Now that that relationship between both variables have been established by the linear model, it is important to examine how accurate the model has predicted the values. R-squared, is one of the determinants of a model’s goodness. The model has 0.25 R-squared. This means around 25% of the variations in height of sons is explained by our model.

Furthermore, we look into the squared differences between the actual and the predicted value for each data point. Mean Squared Error is defined as following:

\[ MSE=\dfrac{1}{n}\sum_{i = 1} ^n (y_i - \hat y^2)\] \[ RMSE=\sqrt{\dfrac{1}{n}\sum_{i = 1} ^n (y_i - \hat y^2)}\]

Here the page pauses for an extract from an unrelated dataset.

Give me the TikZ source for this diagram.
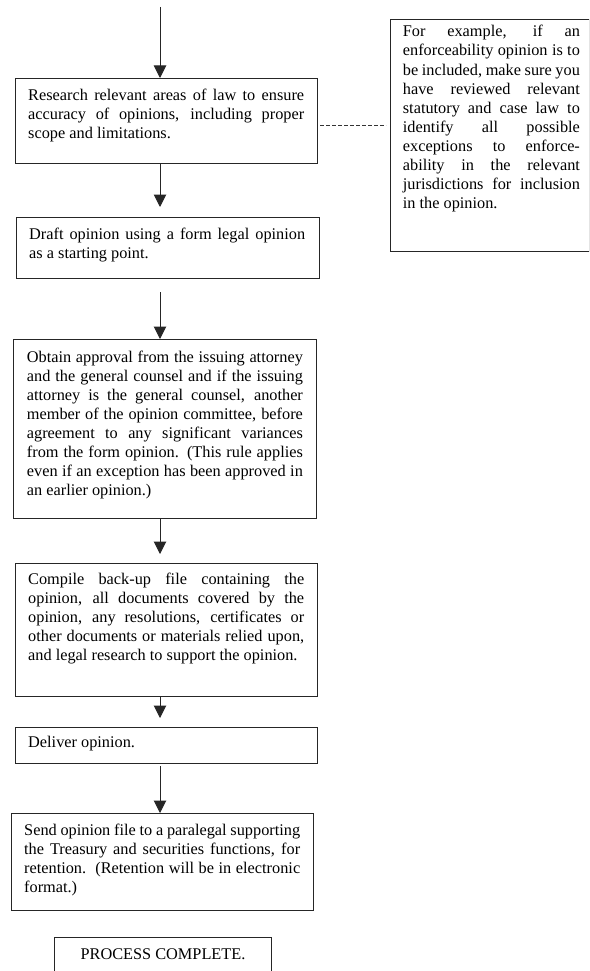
\documentclass[tikz,border=0pt]{standalone}
\usepackage{fontspec}
\setmainfont{Liberation Serif}
\usetikzlibrary{arrows.meta}
\begin{document}
\begin{tikzpicture}[x=1pt,y=-1pt,
  frame/.style={draw=black!85, line width=1pt, rectangle, inner sep=0pt, anchor=north west},
  body/.style={inner sep=0pt, anchor=north west, text width=276pt, align=justify,
    font=\fontsize{16.3}{19.1}\selectfont},
  flow/.style={-{Triangle[width=12.5pt,length=12.5pt]}, line width=1pt, draw=black!85},
  link/.style={draw=black!80, dash pattern=on 3.5pt off 2.5pt, line width=0.7pt}]
\clip (0,0) rectangle (589,971);

% vertical axis of the flow and the level of the dashed link
\coordinate (axis) at (160,0);
\coordinate (linky) at (0,125);
\coordinate (start) at (160,7);

% step boxes
\node[frame, minimum width=302pt, minimum height=85pt]  (b1) at (15,78) {};
\node[frame, minimum width=303pt, minimum height=61pt]  (b2) at (16,217) {};
\node[frame, minimum width=303pt, minimum height=179pt] (b3) at (13,339) {};
\node[frame, minimum width=302pt, minimum height=133pt] (b4) at (15,563) {};
\node[frame, minimum width=302pt, minimum height=36pt]  (b5) at (15,727) {};
\node[frame, minimum width=302pt, minimum height=97pt]  (b6) at (11,813) {};
\node[frame, minimum width=217pt, minimum height=60pt]  (b7) at (54,937) {};
\node[frame, minimum width=198.5pt, minimum height=232pt] (note) at (390,19) {};

% texts
\node[body] (t1) at ([shift={(13,8.6)}]b1.north west) {\strut Research relevant areas of law to ensure\linebreak accuracy of opinions, including proper\linebreak scope and limitations.};
\node[body] (t2) at ([shift={(13,8.6)}]b2.north west) {\strut Draft opinion using a form legal opinion\linebreak as a starting point.};
\node[body] (t3) at ([shift={(13.7,9.6)}]b3.north west) {\strut Obtain approval from the issuing attorney\linebreak and the general counsel and if the issuing\linebreak attorney is the general counsel, another\linebreak member of the opinion committee, before\linebreak agreement to any significant variances\linebreak from the form opinion. (This rule applies\linebreak even if an exception has been approved in\linebreak an earlier opinion.)};
\node[body] (t4) at ([shift={(13,7.6)}]b4.north west) {\strut Compile back-up file containing the\linebreak opinion, all documents covered by the\linebreak opinion, any resolutions, certificates or\linebreak other documents or materials relied upon,\linebreak and legal research to support the opinion.};
\node[body] (t5) at ([shift={(13,6.6)}]b5.north west) {\strut Deliver opinion.};
\node[body] (t6) at ([shift={(13,8.6)}]b6.north west) {\strut Send opinion file to a paralegal supporting\linebreak the Treasury and securities functions, for\linebreak retention.\ \ (Retention will be in electronic\linebreak format.)};
\node[anchor=base, inner sep=0pt, font=\fontsize{16.3}{19.1}\selectfont] (t7) at ([shift={(0,22)}]b7.north) {PROCESS COMPLETE.};
\node[body, text width=177pt] (tn) at ([shift={(12.7,4.3)}]note.north west) {\strut For example, if an\linebreak enforceability opinion is to\linebreak be included, make sure you\linebreak have reviewed relevant\linebreak statutory and case law to\linebreak identify all possible\linebreak exceptions to enforce-\linebreak ability in the relevant\linebreak jurisdictions for inclusion\linebreak in the opinion.};

% connectors
\draw[flow] (start) -- (b1.north -| axis);
\draw[flow, shorten >=10pt] (b1.south -| axis) -- (b2.north -| axis);
\draw[flow, shorten <=13pt] (b2.south -| axis) -- (b3.north -| axis);
\draw[flow, shorten >=9pt] (b3.south -| axis) -- (b4.north -| axis);
\draw[flow, shorten >=9pt] (b4.south -| axis) -- (b5.north -| axis);
\draw[flow, shorten <=2pt] (b5.south -| axis) -- (b6.north -| axis);
\draw[link, shorten <=2pt, shorten >=4pt] (b1.east |- linky) -- (note.west |- linky);
\end{tikzpicture}
\end{document}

ggplot(dat, aes(x = fheight, y = sheight)) + geom_segment(aes(xend = fheight, yend = fit))+ geom_point(col = "darkslategrey") + geom_point(aes(y = fit), col = "cornflowerblue") + xlab("Height of Father") + ylab("Height of Sons") + ggtitle("Residual Distance from the Model")

summa <- summary(y)
mse <- function(summa){
  mean(summa$residuals^2)
}

## Mean of the Squared Errors (MSE)
mse(summa)

## [1] 6.030449

## Square Root of the Mean Squared Error (RMSE)
sqrt(mse(summa))

## [1] 2.455697

\(MSE=6.03\) \(RMSE=2.45\)

The Root Mean Squared Error (RMSE) is 2.45. On average, data points are 2.45 units away from the fitted line.

Conclusion

Height of Fathers and height of sons are positively correlated. As the height of fathers increase, those of sons also increase.
For one inch increase in height of father, height of son also increase by 0.51 inch as per the model.
The model dictates that 25 percent of variations in the height of son can explained by the height of father.
On average, height of sons are 2.45 inches away from the predicted value by the model.